Gage de démocratisation ou "ultime opération de marketing", comme le pressent El Watan ? La Constitution algérienne a été amendée pour la troisième fois en seize ans dimanche. Adoptée à main levée, non soumise à débat, elle inquiète les opposants à Abdellaziz Bouteflika, au pouvoir depuis 1999. Comment expliquer la prudence et la réserve avec lesquelles la révision de cette Constitution est accueillie ?
- Elle était attendue depuis le Printemps arabe. Amendée dimanche, cette révision de la Constitution algérienne est pourtant sur les rails depuis avril 2011. Cette année-là, le Printemps arabe gagne l’Algérie et Abdelaziz Bouteflika, tente de le résorber en agitant la promesse d’une nouvelle Constitution. Une révision longtemps retardée, ce qui lui permettra de briguer un quatrième mandat en 2014, malgré un AVC en 2013. Ironie du sort, la Constitution révisée rétablit la limitation à deux du nombre de mandats présidentiels.
- Elle prépare insidieusement la succession de Bouteflika. A l’aune de ses 79 ans qu’il célébrera en mars, le président algérien, très affaibli, donne l’impression de vouloir dessiner les contours du système qui lui succédera. En coulisses, le Premier ministre Abdelmalek Sellal se réjouit et salue d’ailleurs un président "architecte de la nouvelle République algérienne". Le texte prévoit notamment que désormais, le Premier ministre devra être issu de la majorité parlementaire.
- Elle constitue un "coup de force constitutionnel". La révision de la Constitution a été approuvée par 499 parlementaires, malgré les critiques de l'opposition. Pour les détracteurs du pouvoir en place, elle assoit le pouvoir du président et de ses collaborateurs. L'ancien Premier ministre d’opposition Ali Benflis, deux fois adversaire malheureux d’Abdelaziz Bouteflika, a dénoncé un "coup de force constitutionnel" pour "régler les seuls problèmes du régime politique en place et non ceux du pays".
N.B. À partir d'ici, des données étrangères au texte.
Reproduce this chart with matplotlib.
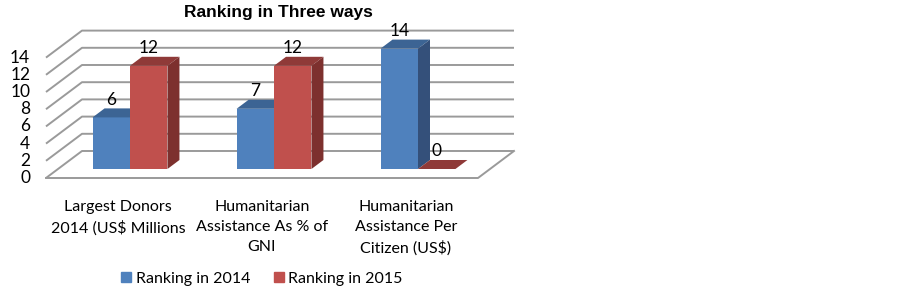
import numpy as np
import matplotlib.pyplot as plt
from matplotlib.patches import Polygon, Patch

# Chart data
categories = ["Largest Donors\n2014 (US$ Millions",
              "Humanitarian\nAssistance As % of\nGNI",
              "Humanitarian\nAssistance Per\nCitizen (US$)"]
rank_2014 = [6, 7, 14]
rank_2015 = [12, 12, 0]
series_names = ["Ranking in 2014", "Ranking in 2015"]
y_ticks = [0, 2, 4, 6, 8, 10, 12, 14]

# Colours for front / top / side faces
blue = ("#4F81BD", "#3C6494", "#34507A")
red = ("#C0504D", "#8F3A38", "#7D302E")
grid_color = "#9A9A9A"

# Fake 3D projection: depth d in [0, 1] shifts right and up
DX = 0.25   # category units
DY = 3.14   # value units
bar_w = 0.26
d0, d1 = 1 / 3, 2 / 3

plt.rcParams['font.family'] = ['Lato', 'DejaVu Sans']

fig = plt.figure(figsize=(9.03, 2.91), dpi=100)
ax = fig.add_axes([0, 0, 1, 1])
# map pixels: category 0 at x=118px, 144px per category; value 0 at y=178px, 8.6px per unit
ax.set_xlim(-118 / 144, (903 - 118) / 144)
ax.set_ylim((178 - 291) / 8.6, 178 / 8.6)
ax.axis("off")

def proj(x, v, d):
    return (x + d * DX, v + d * DY)

x_left, x_right = -0.5, len(categories) - 0.5

# Back wall gridlines and left wall diagonals
for v in y_ticks:
    p0 = proj(x_left, v, 0)
    p1 = proj(x_left, v, 1)
    p2 = proj(x_right, v, 1)
    ax.plot([p0[0], p1[0], p2[0]], [p0[1], p1[1], p2[1]],
            color=grid_color, lw=1.4, zorder=1, solid_capstyle="butt")
    ax.text(-0.61, v, str(v), ha="right", va="center", fontsize=12.5)

# Floor outline
f = [proj(x_left, 0, 0), proj(x_right, 0, 0), proj(x_right, 0, 1)]
ax.plot([p[0] for p in f], [p[1] for p in f], color=grid_color, lw=1.4, zorder=1)

def draw_bars(lefts, values, colors, label):
    front, top, side = colors
    xs = np.array(lefts) + d0 * DX
    ax.bar(xs, values, width=bar_w, bottom=d0 * DY, align="edge",
           color=front, zorder=3, label=label)
    for xl, v in zip(lefts, values):
        xr = xl + bar_w
        top_face = [proj(xl, v, d0), proj(xr, v, d0), proj(xr, v, d1), proj(xl, v, d1)]
        ax.add_patch(Polygon(top_face, closed=True, facecolor=top, edgecolor="none", zorder=3))
        if v > 0:
            side_face = [proj(xr, 0, d0), proj(xr, v, d0), proj(xr, v, d1), proj(xr, 0, d1)]
            ax.add_patch(Polygon(side_face, closed=True, facecolor=side, edgecolor="none", zorder=3))
        cx, cy = proj(xl + bar_w / 2, v, d0)
        ax.text(cx, cy + 2.05, str(v), ha="center", va="center", fontsize=12.5, zorder=5)

pos = np.arange(len(categories))
draw_bars(pos - bar_w, rank_2014, blue, series_names[0])
draw_bars(pos, rank_2015, red, series_names[1])

# Category labels under the floor
for i, cat in enumerate(categories):
    ax.text(i, (178 - 200) / 8.6, cat, ha="center", va="top", fontsize=11.5,
            linespacing=1.55)

fig.text(278 / 903, 1 - 13 / 291, "Ranking in Three ways", ha="center", va="center",
         fontsize=12.5, fontweight="bold", family="Liberation Sans")

handles = [Patch(color=blue[0]), Patch(color=red[0])]
fig.legend(handles, series_names, loc="center", bbox_to_anchor=(262 / 903, 1 - 279 / 291),
           ncol=2, frameon=False, fontsize=11.5, handlelength=0.6, handleheight=0.6,
           handletextpad=0.3, columnspacing=1.5)

fig.savefig("out.png", dpi=100)
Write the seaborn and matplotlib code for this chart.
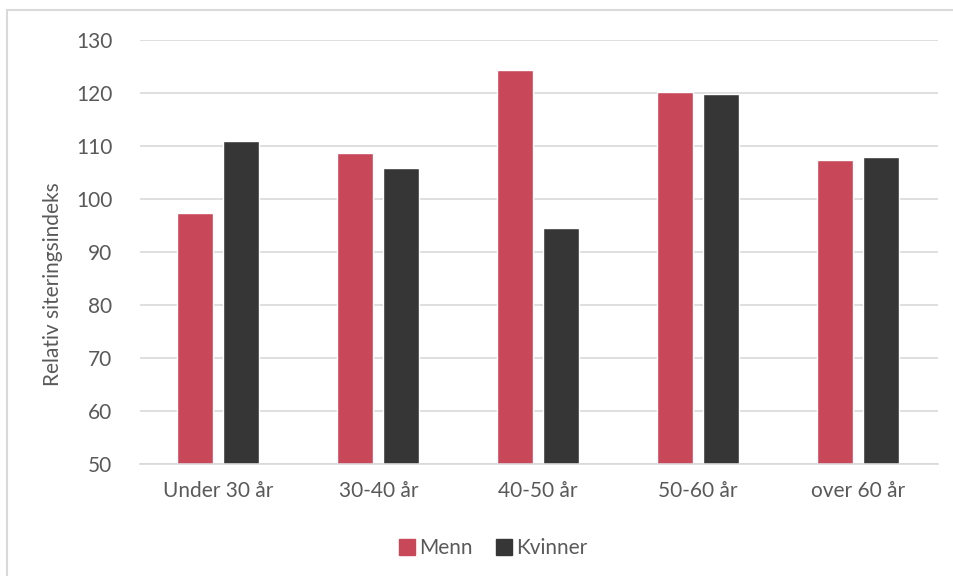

- Elle offense les Franco-Algériens, et autres binationaux. En limitant l'accès à la haute fonction publique aux seuls mono-nationaux, le texte a suscité de vives réactions. Ainsi, la députée franco-algérienne, Chafia Mentalecheta, élue dans le Nord de la France, a boycotté le congrès du Parlement. L'Algérie possède en effet une très importante diaspora – plusieurs millions de personnes, notamment en France . Ces dernières semaines, des pétitions demandant le retrait de cette disposition de la Constitution se sont multipliées.